Telecom watchdog raps PCCW again over ads

PUBLISHED : Monday, 12 January, 2004, 12:00am
UPDATED : Monday, 12 January, 2004, 12:00am

PCCW has been warned by Hong Kong's telecommunications watchdog for the third time in five months for running down rival companies with misleading advertising campaigns.

The Office of the Telecommunications Authority (Ofta) issued a written warning to the company for claiming its IDD rates for calling the mainland were substantially cheaper than those of its rivals.

PCCW distributed promotional leaflets last year comparing its IDD rates to those of Wharf T&T and other operators to show how customers could save money by switching to PCCW.

However, the ads left out the off-peak rate and a 12 per cent discount offered to some customers of Wharf T&T, which lodged a complaint against the marketing campaign last August.

After a five-month investigation, Ofta found that the PCCW campaign 'had the effect of misleading or deceiving customers'. PCCW made comparisons in its campaign between its 24-hour flat rates for calling the mainland with the peak rates charged by Wharf T&T and other operators.

The company argued its marketing was acceptable because it used asterisks and footnotes, which pointed out that it had cited peak rates of other operators and excluded other promotional offers.

An Ofta report into the complaint said the comparisons made by PCCW in its promotional material were 'not a 'like-for-like' comparison'.

It said: 'Under the guidelines, any statement made about a competitor in comparative advertising must be accurate and should be on a 'like for like' comparison.'

The reprimand for PCCW comes five months after the company was given two written warnings for running down rival operators in ads boasting its home phone lines were 'the best' and '99.9999 per cent reliable'.

Competitors' complaints over the radio and television ads were substantiated in August last year by Ofta after a year-long investigation.

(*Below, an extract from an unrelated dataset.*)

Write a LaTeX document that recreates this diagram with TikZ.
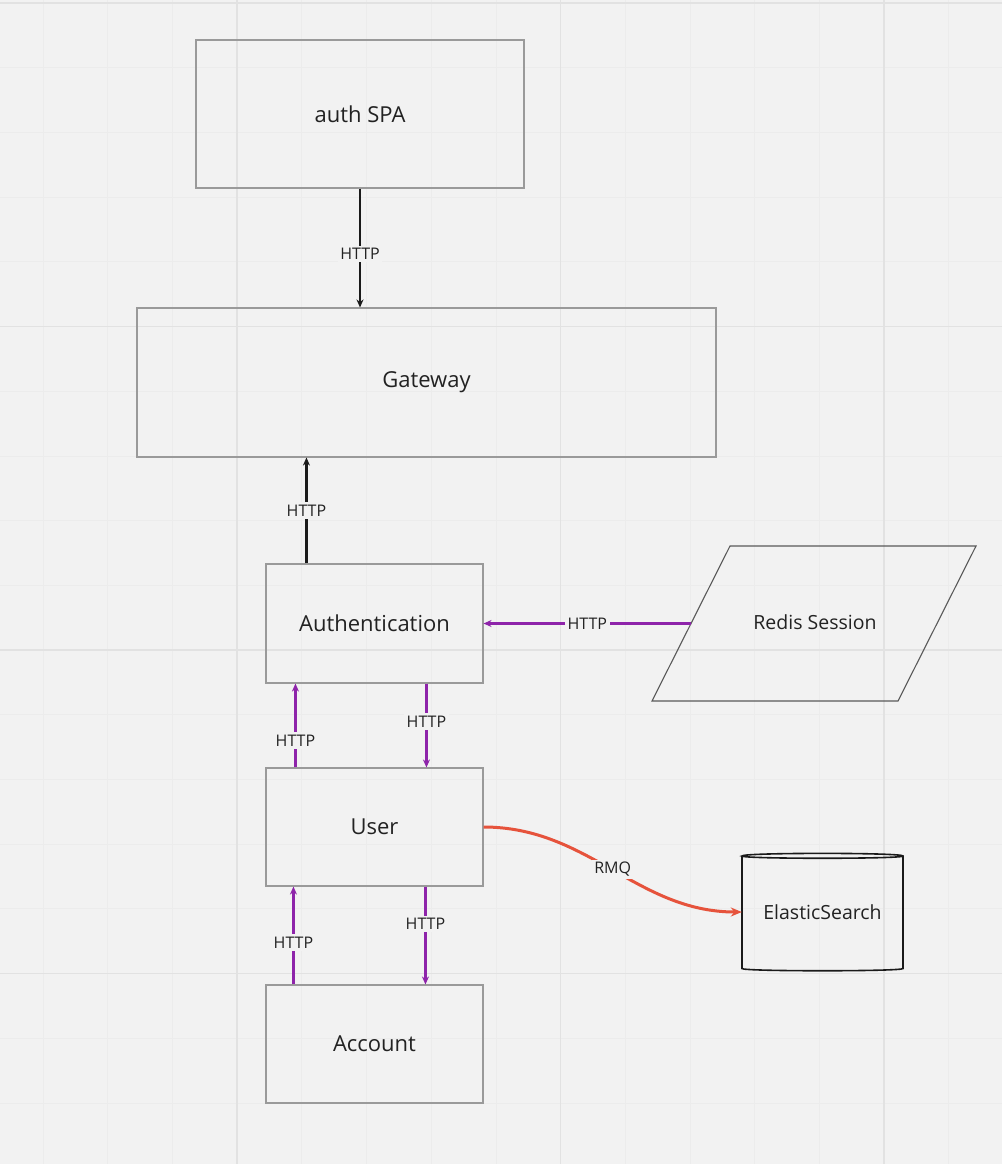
\documentclass[tikz,border=0pt]{standalone}
\usepackage{fontspec}
\setmainfont{Open Sans}
\usetikzlibrary{arrows.meta,calc}
\definecolor{bg}{HTML}{F2F2F2}
\definecolor{minorgrid}{HTML}{ECECEC}
\definecolor{majorgrid}{HTML}{E2E2E2}
\definecolor{boxline}{HTML}{9A9A9A}
\definecolor{txt}{HTML}{222222}
\definecolor{purp}{HTML}{8E24AA}
\definecolor{rmq}{HTML}{E6533C}
\definecolor{blk}{HTML}{1A1A1A}
\tikzset{
  minorline/.style={draw=minorgrid, line width=0.8pt},
  majorline/.style={draw=majorgrid, line width=1.6pt},
  boxnode/.style={draw=boxline, line width=1.1pt, text=txt, font=\fontsize{22}{26}\selectfont, inner sep=0pt},
  shapetext/.style={text=txt, font=\fontsize{19.5}{23}\selectfont, inner sep=0pt},
  lbl/.style={fill=bg, text=txt, font=\fontsize{16}{19}\selectfont, inner sep=2.5pt},
  blkarrow/.style={draw=blk, line width=2.2pt, -{Stealth[length=8pt,width=7pt]}},
  purarrow/.style={draw=purp, line width=2.2pt, -{Stealth[length=8pt,width=7pt]}},
  rmqarrow/.style={draw=rmq, line width=3pt, -{Stealth[length=11pt,width=9pt]}},
  darkshape/.style={draw=blk, line width=1.6pt},
  paraline/.style={draw=black!65, line width=1.1pt}
}
\begin{document}
\begin{tikzpicture}[x=1pt,y=-1pt]
\useasboundingbox (0,0) rectangle (1002,1164);
\fill[bg] (0,0) rectangle (1002,1164);
% grid
\foreach \k in {0,...,14} \draw[minorline] ({43+64.7*\k},0) -- ({43+64.7*\k},1164);
\foreach \k in {0,...,17} \draw[minorline] (0,{3+64.7*\k}) -- (1002,{3+64.7*\k});
\foreach \x in {237.1,560.6,884.1} \draw[majorline] (\x,0) -- (\x,1164);
\foreach \y in {3,326.5,650,973.5} \draw[majorline] (0,\y) -- (1002,\y);

% boxes
\node[boxnode, minimum width=328pt, minimum height=148pt] (spa) at (360,114) {auth SPA};
\node[boxnode, minimum width=579pt, minimum height=149pt] (gw) at (426.5,382.5) {Gateway};
\node[boxnode, minimum width=217pt, minimum height=119pt] (auth) at (374.5,623.5) {Authentication};
\node[boxnode, minimum width=217pt, minimum height=118pt] (user) at (374.5,827) {User};
\node[boxnode, minimum width=217pt, minimum height=118pt] (acct) at (374.5,1044) {Account};

% Redis Session parallelogram
\coordinate (rTL) at (730,546);
\coordinate (rTR) at (976,546);
\coordinate (rBR) at (898,701);
\coordinate (rBL) at (652,701);
\draw[paraline] (rTL) -- (rTR) -- (rBR) -- (rBL) -- cycle;
\coordinate (redisL) at (691,623.5);
\node[shapetext] (redis) at (815,622) {Redis Session};

% ElasticSearch cylinder
\draw[darkshape] (742,856) -- (742,968.5) .. controls (742,971.5) and (903,971.5) .. (903,968.5) -- (903,856)
  .. controls (903,852.5) and (742,852.5) .. (742,856) .. controls (742,859) and (903,859) .. (903,856);
\node[shapetext, minimum width=161pt, minimum height=116pt] (es) at (822.5,912) {ElasticSearch};

% connector start points
\coordinate (p1) at ($(auth.north west)+(41,0)$);
\coordinate (p2) at ($(auth.south west)+(161,0)$);
\coordinate (p3) at ($(user.north west)+(30,0)$);
\coordinate (p4) at ($(user.south west)+(160,0)$);
\coordinate (p5) at ($(acct.north west)+(28,0)$);

% connectors
\draw[blkarrow] (spa.south) -- node[lbl, pos=0.55] {HTTP} (spa.south |- gw.north);
\draw[blkarrow] (p1) -- node[lbl, pos=0.5] {HTTP} (p1 |- gw.south);
\draw[purarrow] (redisL) -- node[lbl, pos=0.5] {HTTP} (auth.east);
\draw[purarrow] (p2) -- node[lbl, pos=0.45] {HTTP} (p2 |- user.north);
\draw[purarrow] (p3) -- node[lbl, pos=0.32] {HTTP} (p3 |- auth.south);
\draw[purarrow] (p4) -- node[lbl, pos=0.38] {HTTP} (p4 |- acct.north);
\draw[purarrow] (p5) -- node[lbl, pos=0.43] {HTTP} (p5 |- user.south);
\draw[rmqarrow] (user.east) .. controls +(105,0) and +(-105,0) .. node[lbl, pos=0.5] {RMQ} (es.west);
\end{tikzpicture}
\end{document}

Ofta said at the time that it did not object to boasting about service quality that it described as 'puffery' which customers would not take seriously, but said PCCW's negative statements about rivals breached the Telecom Ordinance.

Separately, PCCW has been issued with another written warning over a complaint that it rejected 135 customer requests for portability - the process by which they switch companies but keep their existing phone numbers - submitted through Wharf T&T last July.

PCCW rejected the requests, saying there was not enough time to process the applications and that it presented manpower problems. It also claimed the application was above an agreed limit on portability of numbers between operators.

Ofta said the authority was 'very concerned that the unilateral action of PCCW-HKT would recur if no clear signal were sent to the industry' and warned the action threatened a breakdown of regulations, harming customer interests.

A similar complaint lodged by PCCW against Wharf T&T for rejecting nine portability requests because of insufficient notice was also upheld by Ofta, which issued a written warning to Wharf T&T, voicing the same concerns.